Emerging Technologies Can Protect Democratic Freedoms
The National Interest
By: Kersti Kaljulaid
After the 9/11 terror attacks, lawmakers created a bipartisan commission to ensure that one of the darkest days in U.S. history would never be repeated.
Today, threats to the United States and our allies increasingly come from emerging technologies that can have devastating consequences if they are in the wrong hands. Quantum computing, next-generation drones, biomedical engineering, and other technologies have the potential to improve the lives of millions of people — or to empower dictators.
But unlike the 9/11 Commission, we shouldn’t have to wait for a crisis to start preparing ourselves for these threats.

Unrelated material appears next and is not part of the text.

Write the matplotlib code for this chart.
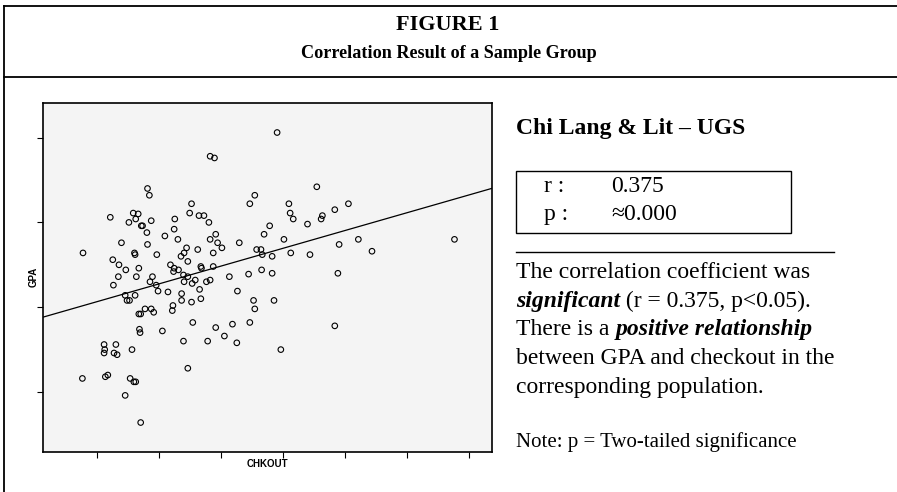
import matplotlib
matplotlib.use('Agg')
import matplotlib.pyplot as plt
from matplotlib.lines import Line2D
from matplotlib.patches import Rectangle
import numpy as np

# checkouts and GPA
chkout = [28.3, 29.0, 18.2, 18.5, 35.5, 34.7, 25.3, 25.0, 12.2, 15.9,
          16.7, 15.2, 16.3, 17.2, 17.4, 18.8, 22.6, 26.5, 27.3, 28.1,
          37.9, 18.1, 22.5, 21.0, 23.1, 29.2, 28.3, 29.5, 30.2, 37.0,
          33.0, 14.0, 18.2, 7.8, 16.1, 16.2, 19.7, 24.5, 24.1, 23.6,
          24.7, 26.3, 28.8, 35.8, 36.5, 36.7, 12.6, 13.6, 14.7, 16.8,
          21.9, 22.5, 23.2, 22.4, 26.8, 26.9, 28.8, 36.6, 34.5, 13.5,
          12.7, 16.4, 19.0, 18.6, 19.6, 19.9, 24.0, 24.7, 24.1, 25.9,
          25.4, 27.7, 28.3, 26.6, 31.4, 32.7, 21.5, 23.7, 23.7, 26.8,
          25.3, 14.6, 16.2, 14.9, 15.3, 22.3, 22.2, 17.8, 18.8, 19.2,
          16.8, 17.1, 35.3, 35.5, 25.5, 34.7, 31.9, 29.2, 16.9, 17.0,
          20.6, 30.6, 24.0, 27.9, 32.6, 11.2, 11.3, 11.2, 13.1, 12.8,
          13.3, 15.7, 24.7, 7.7, 11.4, 11.8, 15.4, 16.0, 16.3, 14.6,
          17.1, 39.1, 45.5, 41.0, 41.2, 41.7, 50.6, 48.4, 46.4, 46.2,
          44.0, 40.2, 52.2, 67.7, 49.1, 38.3, 41.3, 44.4, 54.4, 38.3,
          48.9, 38.6, 48.4, 39.7]

gpa = [3.78, 3.76, 3.40, 3.32, 3.32, 3.22, 3.22, 3.11, 3.06, 3.11,
       3.10, 3.00, 3.04, 2.96, 2.96, 3.02, 3.04, 3.08, 3.08, 3.00,
       2.96, 2.88, 2.92, 2.84, 2.80, 2.86, 2.80, 2.76, 2.70, 2.86,
       2.76, 2.76, 2.74, 2.64, 2.64, 2.62, 2.62, 2.70, 2.64, 2.60,
       2.54, 2.68, 2.64, 2.68, 2.68, 2.62, 2.56, 2.50, 2.44, 2.46,
       2.50, 2.46, 2.44, 2.42, 2.48, 2.46, 2.48, 2.44, 2.39, 2.36,
       2.26, 2.36, 2.36, 2.30, 2.26, 2.19, 2.38, 2.36, 2.30, 2.32,
       2.28, 2.30, 2.32, 2.21, 2.36, 2.19, 2.18, 2.16, 2.08, 2.10,
       2.06, 2.14, 2.14, 2.08, 2.08, 2.02, 1.96, 1.98, 1.98, 1.94,
       1.92, 1.92, 2.08, 1.98, 1.82, 1.82, 1.80, 1.76, 1.74, 1.70,
       1.72, 1.66, 1.60, 1.60, 1.58, 1.56, 1.50, 1.46, 1.56, 1.46,
       1.44, 1.50, 1.28, 1.16, 1.18, 1.20, 1.16, 1.12, 1.12, 0.96,
       0.64, 4.06, 3.42, 3.22, 3.11, 3.04, 3.22, 3.15, 3.08, 3.04,
       2.98, 2.80, 2.80, 2.80, 2.74, 2.60, 2.64, 2.62, 2.66, 2.40,
       2.40, 2.08, 1.78, 1.50]

x_ticks = [10, 20, 30, 40, 50, 60, 70]
y_ticks = [1, 2, 3, 4]

r_value = "0.375"
p_value = "\u22480.000"

W, H = 897, 492
SERIF = ['Liberation Serif', 'DejaVu Serif']

fig = plt.figure(figsize=(W / 100, H / 100), dpi=100)


def fx(px):
    return px / W


def fy(py):
    return 1 - py / H


# frame lines of the figure box
for xs, ys in [([4, W], [6, 6]), ([4, W], [77, 77]), ([4, 4], [6, H])]:
    fig.add_artist(Line2D([fx(v) for v in xs], [fy(v) for v in ys],
                          color='black', lw=1.3, transform=fig.transFigure))

fig.text(fx(448), fy(30), "FIGURE 1", family=SERIF, weight='bold',
         fontsize=16, ha='center', va='baseline')
fig.text(fx(449), fy(58), "Correlation Result of a Sample Group", family=SERIF,
         weight='bold', fontsize=13.1, ha='center', va='baseline')

# scatter
ax = fig.add_axes([fx(42.7), fy(451.7), fx(492.3) - fx(42.7), fy(103) - fy(451.7)])
ax.set_facecolor('#f4f4f4')
ax.scatter(chkout, gpa, s=16, facecolors='none', edgecolors='black', linewidths=0.8, zorder=3)

ax.set_xlim(1.3, 73.8)
ax.set_ylim(0.296, 4.408)
coef = np.polyfit(chkout, gpa, 1)
xl = np.array(ax.get_xlim())
ax.plot(xl, np.polyval(coef, xl), color='black', lw=0.9, zorder=2)

ax.set_xticks(x_ticks)
ax.set_yticks(y_ticks)
ax.tick_params(direction='out', length=4, width=0.8, labelbottom=False, labelleft=False)
for sp in ax.spines.values():
    sp.set_linewidth(1.2)
ax.set_xlabel("CHKOUT", family='Liberation Sans', weight='bold', fontsize=7, labelpad=1)
ax.set_ylabel("GPA", family='Liberation Sans', weight='bold', fontsize=7, labelpad=-1)

# right panel
fig.text(fx(516), fy(134), "Chi Lang & Lit \u2013 UGS", family=SERIF, weight='bold',
         fontsize=17, va='baseline')
fig.add_artist(Rectangle((fx(516), fy(232.5)), fx(791) - fx(516), fy(171) - fy(232.5),
                         fill=False, lw=1.0, edgecolor='black', transform=fig.transFigure))
fig.text(fx(544), fy(192), "r :", family=SERIF, fontsize=17, va='baseline')
fig.text(fx(611), fy(192), r_value, family=SERIF, fontsize=17, va='baseline')
fig.text(fx(544), fy(220), "p :", family=SERIF, fontsize=17, va='baseline')
fig.text(fx(611), fy(220), p_value, family=SERIF, fontsize=17, va='baseline')
fig.add_artist(Line2D([fx(516), fx(834)], [fy(252), fy(252)], color='black', lw=1.0,
                      transform=fig.transFigure))

lines = [
    [("The correlation coefficient was", 'normal', 'normal')],
    [("significant", 'bold', 'italic'), (" (r = 0.375, p<0.05).", 'normal', 'normal')],
    [("There is a ", 'normal', 'normal'), ("positive relationship", 'bold', 'italic')],
    [("between GPA and checkout in the", 'normal', 'normal')],
    [("corresponding population.", 'normal', 'normal')],
]
renderer = fig.canvas.get_renderer()
base = 278
for i, segs in enumerate(lines):
    x = 516
    for txt, wt, st in segs:
        t = fig.text(fx(x), fy(base + i * 28.7), txt, family=SERIF, weight=wt, style=st,
                     fontsize=17, va='baseline')
        bb = t.get_window_extent(renderer)
        x = bb.x1

fig.text(fx(516), fy(447), "Note: p = Two-tailed significance", family=SERIF,
         fontsize=15, va='baseline')

fig.savefig('out.png', dpi=100)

Technology is the new frontier of international relations. The interaction is bi-directional: technology is defining diplomatic matters while diplomacy is also influencing the development and deployment of technology. Take semiconductors as an example. This is a technology that forms the foundation of digital economy, national security, and productivity in almost all industries. Global supply chain in the semiconductor industry is shaping U.S. foreign policy. Conversely, America’s diplomatic effort has been redefining the supply chain. Tech diplomacy is different from science diplomacy, which became a key pillar for the U.S. and other countries since World War II. Scientists participated in treaty negotiations, engaged in bilateral summits and served as attachés at embassies. Primary topics included nuclear proliferation, super-collider construction, human space exploration and environmental science.